Task description
Skip the pictures and extract all of the lines exactly as written.

Supplied material
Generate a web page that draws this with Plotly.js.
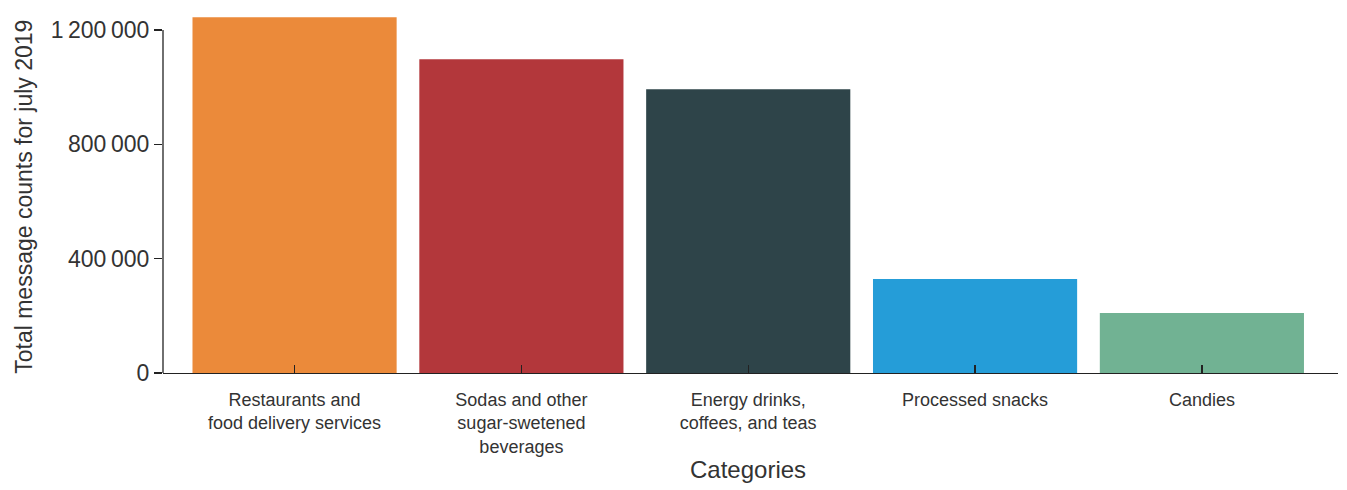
<!DOCTYPE html>
<html>
<head>
<meta charset="utf-8">
<script src="https://cdn.plot.ly/plotly-3.0.1.min.js"></script>
<style>html,body{margin:0;padding:0;background:#fff;}#chart{width:1347px;height:490px;}</style>
</head>
<body>
<div id="chart"></div>
<script>
const categories = [
  "Restaurants and<br>food delivery services",
  "Sodas and other<br>sugar-swetened<br>beverages",
  "Energy drinks,<br>coffees, and teas",
  "Processed snacks",
  "Candies"
];
const messageCounts = [1245000, 1098000, 993000, 329000, 210000];
const barColors = ["#EB8A3A", "#B3373B", "#2E4449", "#259DD8", "#71B293"];
const yTickVals = [0, 400000, 800000, 1200000];
const xTitle = "Categories";
const yTitle = "Total message counts for july 2019";

const font = "Liberation Sans, Arial, Helvetica, sans-serif";

const data = [{
  type: "bar",
  x: [0, 1, 2, 3, 4],
  y: messageCounts,
  marker: {color: barColors, line: {width: 0}},
  width: 0.9,
  hoverinfo: "y"
}];

const layout = {
  width: 1347,
  height: 490,
  margin: {l: 163, r: 9, t: 13, b: 117},
  paper_bgcolor: "#fff",
  plot_bgcolor: "#fff",
  separators: ".\u2009",
  showlegend: false,
  font: {family: font, color: "#333"},
  xaxis: {
    range: [-0.58, 4.6],
    tickvals: [0, 1, 2, 3, 4],
    ticktext: categories,
    tickfont: {size: 18, color: "#333"},
    ticks: "inside",
    ticklen: 8,
    tickcolor: "#222",
    tickwidth: 1.3,
    ticklabelstandoff: 10,
    showline: true,
    linecolor: "#222",
    linewidth: 1.3,
    showgrid: false,
    zeroline: false
  },
  yaxis: {
    range: [0, 1259475],
    tickvals: yTickVals,
    tickformat: ",d",
    tickfont: {size: 23, color: "#333"},
    ticks: "outside",
    ticklen: 8,
    tickcolor: "#222",
    tickwidth: 1.3,
    showline: false,
    showgrid: false,
    zeroline: false
  },
  annotations: [
    {
      text: xTitle, xref: "paper", yref: "paper", x: 0.498, y: -0.267,
      xanchor: "center", yanchor: "middle", showarrow: false,
      font: {size: 24, color: "#333", family: font}
    },
    {
      text: yTitle, xref: "paper", yref: "paper", x: -0.119, y: 0.49,
      xanchor: "center", yanchor: "middle", showarrow: false, textangle: -90,
      font: {size: 23, color: "#333", family: font}
    }
  ],
  shapes: [{
    type: "line",
    xref: "paper", x0: 0, x1: 0,
    yref: "y", y0: 0, y1: yTickVals[yTickVals.length - 1],
    line: {color: "#222", width: 1.3},
    layer: "above"
  }]
};

Plotly.newPlot("chart", data, layout, {displayModeBar: false, staticPlot: true});
</script>
</body>
</html>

Result of this exercise
Generate a web page that draws this with Plotly.js.
<!DOCTYPE html>
<html>
<head>
<meta charset="utf-8">
<script src="https://cdn.plot.ly/plotly-3.0.1.min.js"></script>
<style>html,body{margin:0;padding:0;background:#fff;}#chart{width:1347px;height:490px;}</style>
</head>
<body>
<div id="chart"></div>
<script>
const categories = [
  "Restaurants and<br>food delivery services",
  "Sodas and other<br>sugar-swetened<br>beverages",
  "Energy drinks,<br>coffees, and teas",
  "Processed snacks",
  "Candies"
];
const messageCounts = [1245000, 1098000, 993000, 329000, 210000];
const barColors = ["#EB8A3A", "#B3373B", "#2E4449", "#259DD8", "#71B293"];
const yTickVals = [0, 400000, 800000, 1200000];
const xTitle = "Categories";
const yTitle = "Total message counts for july 2019";

const font = "Liberation Sans, Arial, Helvetica, sans-serif";

const data = [{
  type: "bar",
  x: [0, 1, 2, 3, 4],
  y: messageCounts,
  marker: {color: barColors, line: {width: 0}},
  width: 0.9,
  hoverinfo: "y"
}];

const layout = {
  width: 1347,
  height: 490,
  margin: {l: 163, r: 9, t: 13, b: 117},
  paper_bgcolor: "#fff",
  plot_bgcolor: "#fff",
  separators: ".\u2009",
  showlegend: false,
  font: {family: font, color: "#333"},
  xaxis: {
    range: [-0.58, 4.6],
    tickvals: [0, 1, 2, 3, 4],
    ticktext: categories,
    tickfont: {size: 18, color: "#333"},
    ticks: "inside",
    ticklen: 8,
    tickcolor: "#222",
    tickwidth: 1.3,
    ticklabelstandoff: 10,
    showline: true,
    linecolor: "#222",
    linewidth: 1.3,
    showgrid: false,
    zeroline: false
  },
  yaxis: {
    range: [0, 1259475],
    tickvals: yTickVals,
    tickformat: ",d",
    tickfont: {size: 23, color: "#333"},
    ticks: "outside",
    ticklen: 8,
    tickcolor: "#222",
    tickwidth: 1.3,
    showline: false,
    showgrid: false,
    zeroline: false
  },
  annotations: [
    {
      text: xTitle, xref: "paper", yref: "paper", x: 0.498, y: -0.267,
      xanchor: "center", yanchor: "middle", showarrow: false,
      font: {size: 24, color: "#333", family: font}
    },
    {
      text: yTitle, xref: "paper", yref: "paper", x: -0.119, y: 0.49,
      xanchor: "center", yanchor: "middle", showarrow: false, textangle: -90,
      font: {size: 23, color: "#333", family: font}
    }
  ],
  shapes: [{
    type: "line",
    xref: "paper", x0: 0, x1: 0,
    yref: "y", y0: 0, y1: yTickVals[yTickVals.length - 1],
    line: {color: "#222", width: 1.3},
    layer: "above"
  }]
};

Plotly.newPlot("chart", data, layout, {displayModeBar: false, staticPlot: true});
</script>
</body>
</html>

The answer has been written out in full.